A country’s growth is also judged by its performance in sports. The medal tally at the Olympics is, to an extent, a measure of a country’s “economic health”. Countries with stable economies also have stable sports calendars which could vary in terms of activities.
Growth of sports, like industry, however, is dependent on modern and sustainable infrastructure. In India, this remained a challenge until the 1982 Asian Games and the 2010 Commonwealth Games, which required creation of world-class sporting arenas and facilities. Host city Delhi got a makeover twice, with new roads and flyovers. The 2010 Games was expected to change the sports scenario in the country and along with it the ‘business of sports’.
Change manifested in various stakeholders associated with sports raising their voices. Not just in strong sports committees that came to be set up by the various chambers of commerce, but at numerous symposiums, round tables, exhibitions and international tours. The underlying effort was to get decision makers to view sports as an industry, but with little success.
The interest of corporate houses and celebrities has created a demand for world-class events in our country and to host such events we need world-class infrastructure which was never created by government agencies even after enough money was spent in its name. It was this scenario that probably gave rise to the need for public-private-partnership (PPP) for creating sport facilities.
In a first, a PPP between the Gujarat government and SE TransStadia (SETS), a Setco group company, has given the country a seven-story, 25,000 capacity multipurpose football stadium called the Arena in the heart of Ahmedabad. A Design, Built, Finance, Own, Operate and Transfer (DBFOOT) project, the facility can be converted into an indoor arena within minutes. The Arena also houses four tennis courts; an indoor swimming pool; squash, badminton, volleyball and table tennis facilities; a Sports Science Centre; a gym; three fitness studios and a spa besides retail and commercial spaces. The Arena can also double up as a venue for hosting concerts, film screening, and conferences, etc.
During CWG 2010, the main venue, the Jawaharlal Nehru Sports Complex, was renovated at a cost of Rs 961 crore, without considering its use for 365 days. In comparison, barely six years after CWG, SETS spent Rs 536 crore to build the Arena which can be used throughout the year.
The PPP is a win-win for the Gujarat government, which did not have to sanction any money for the project. The deal also requires SETS to spend 2 per cent of its topline for developing the infrastructure for grassroots players. Moreover, the project will not only attract events which in turn will generate revenue but also generate employment for the people of the state.

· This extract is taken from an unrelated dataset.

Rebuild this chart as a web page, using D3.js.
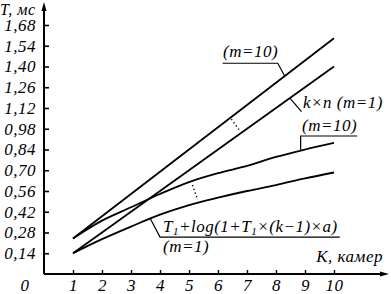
<!DOCTYPE html>
<html>
<head>
<meta charset="utf-8">
<script src="https://cdn.jsdelivr.net/npm/d3@7"></script>
<style>
  body { margin: 0; background: #fff; }
  svg text { font-family: "Liberation Serif", "Times New Roman", serif; font-style: italic; fill: #000; letter-spacing: 0.5px; }
</style>
</head>
<body>
<div id="chart"></div>
<script>
// data
const cameras = [1, 2, 3, 4, 5, 6, 7, 8, 9, 10];
const lineM10 = [0.24, 0.39, 0.54, 0.69, 0.84, 0.99, 1.14, 1.29, 1.44, 1.59];   // (m=10) straight
const lineKN = [0.14, 0.28, 0.42, 0.56, 0.70, 0.84, 0.98, 1.12, 1.26, 1.40];    // k x n (m=1)
const curveM10 = [0.24, 0.36, 0.45, 0.54, 0.62, 0.68, 0.73, 0.79, 0.84, 0.885]; // (m=10) log
const curveM1 = [0.14, 0.235, 0.32, 0.40, 0.465, 0.515, 0.56, 0.60, 0.645, 0.685]; // T1+log(...) (m=1)
const yTicks = [0.14, 0.28, 0.42, 0.56, 0.70, 0.84, 0.98, 1.12, 1.26, 1.40, 1.54, 1.68];
const yTickLabels = ["0,14", "0,28", "0,42", "0,56", "0,70", "0,84", "0,98", "1,12", "1,26", "1,40", "1,54", "1,68"];

const width = 391, height = 294;
const fontSize = 17;

const svg = d3.select("#chart").append("svg")
    .attr("width", width)
    .attr("height", height);

const xScale = d3.scaleLinear().domain([0, 10]).range([44, 334]);
const yScale = d3.scaleLinear().domain([0, 1.68]).range([274, 25]);

// y axis
const yAxis = svg.append("g")
    .attr("transform", `translate(${xScale(0)},0)`)
    .call(d3.axisLeft(yScale)
        .tickValues(yTicks)
        .tickFormat((d, i) => yTickLabels[i])
        .tickSizeInner(-5)
        .tickSizeOuter(0)
        .tickPadding(8));
yAxis.select(".domain").remove();
yAxis.selectAll(".tick line").attr("stroke", "#000").attr("stroke-width", 1.6);
yAxis.selectAll("text")
    .attr("font-family", null)
    .style("font-size", fontSize + "px");

// x axis
const xAxis = svg.append("g")
    .attr("transform", `translate(0,${yScale(0)})`)
    .call(d3.axisBottom(xScale)
        .tickValues(cameras)
        .tickFormat(d3.format("d"))
        .tickSizeInner(-4)
        .tickSizeOuter(0)
        .tickPadding(5));
xAxis.select(".domain").remove();
xAxis.selectAll(".tick line").attr("stroke", "#000").attr("stroke-width", 1.4);
xAxis.selectAll("text")
    .attr("font-family", null)
    .style("font-size", fontSize + "px");

// origin label
svg.append("text")
    .attr("x", xScale(0) - 19)
    .attr("y", yScale(0) + 17)
    .attr("text-anchor", "middle")
    .style("font-size", fontSize + "px")
    .text("0");

// axis lines with arrows
svg.append("line")
    .attr("x1", xScale(0)).attr("y1", yScale(0))
    .attr("x2", xScale(0)).attr("y2", 8)
    .attr("stroke", "#000").attr("stroke-width", 2);
svg.append("path")
    .attr("d", `M${xScale(0)},2 L${xScale(0) - 2.5},11 L${xScale(0) + 2.5},11 Z`)
    .attr("fill", "#000");
svg.append("line")
    .attr("x1", xScale(0)).attr("y1", yScale(0))
    .attr("x2", 382).attr("y2", yScale(0))
    .attr("stroke", "#000").attr("stroke-width", 2);
svg.append("path")
    .attr("d", `M389,${yScale(0)} L380,${yScale(0) - 2.5} L380,${yScale(0) + 2.5} Z`)
    .attr("fill", "#000");

// axis titles
svg.append("text")
    .attr("x", 0).attr("y", 14.5)
    .style("font-size", "16px")
    .text("T, мс");
svg.append("text")
    .attr("x", 383).attr("y", 262)
    .attr("text-anchor", "end")
    .style("font-size", fontSize + "px")
    .text("K, камер");

// series lines
const line = d3.line()
    .x((d, i) => xScale(cameras[i]))
    .y(d => yScale(d));
const curve = d3.line()
    .x((d, i) => xScale(cameras[i]))
    .y(d => yScale(d))
    .curve(d3.curveMonotoneX);

[lineM10, lineKN].forEach(s => {
    svg.append("path").datum(s)
        .attr("d", line)
        .attr("fill", "none").attr("stroke", "#000").attr("stroke-width", 1.8);
});
[curveM10, curveM1].forEach(s => {
    svg.append("path").datum(s)
        .attr("d", curve)
        .attr("fill", "none").attr("stroke", "#000").attr("stroke-width", 1.8);
});

// annotations: leaders in data units [k, T]
function drawPath(pts, dash) {
    svg.append("path")
        .attr("d", d3.line()(pts.map(p => [xScale(p[0]), yScale(p[1])])))
        .attr("fill", "none")
        .attr("stroke", "#000")
        .attr("stroke-width", dash ? 1.4 : 1.2)
        .attr("stroke-dasharray", dash ? "1.3,2.6" : null);
}
drawPath([[8.30, 1.336], [8.06, 1.422], [6.16, 1.422]]);          // (m=10) top
drawPath([[8.48, 1.187], [8.88, 1.096]]);                        // k x n
drawPath([[8.85, 0.832], [8.85, 0.931], [10.8, 0.931]]);         // (m=10) curve
drawPath([[3.66, 0.376], [4.0, 0.249], [10.2, 0.249]]);          // T1 + log
drawPath([[6.46, 1.045], [6.74, 0.97]], true);                   // dotted between lines
drawPath([[5.12, 0.60], [5.30, 0.50]], true);                    // dotted between curves

function label(x, y, text) {
    return svg.append("text")
        .attr("x", x).attr("y", y)
        .style("font-size", fontSize + "px")
        .text(text);
}
label(223, 57, "(m=10)");
label(303, 108, "k×n (m=1)");
label(302, 131, "(m=10)");
label(163, 252, "(m=1)");

const formula = svg.append("text")
    .attr("x", 163).attr("y", 232)
    .style("font-size", fontSize + "px");
formula.append("tspan").text("T");
formula.append("tspan").attr("dy", 3).style("font-size", "11px").text("1");
formula.append("tspan").attr("dy", -3).text("+log(1+T");
formula.append("tspan").attr("dy", 3).style("font-size", "11px").text("1");
formula.append("tspan").attr("dy", -3).text("×(k−1)×a)");
</script>
</body>
</html>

This PPP project is noteworthy for other reasons. According to Udit Sheth, MD of SETS, the facility was constructed in just 31 months from the time the government gave them possession of the land. The investment has 2:1 debt equity ratio with financial institutions with a break even plan of 15 years. The facility will have academies and a club for people of the city.
This project is not the end but beginning of PPPs in sports and to me the most logical solution for creating sports infrastructure in the country. This project can be a case study for not only state governments but for educational institutions too.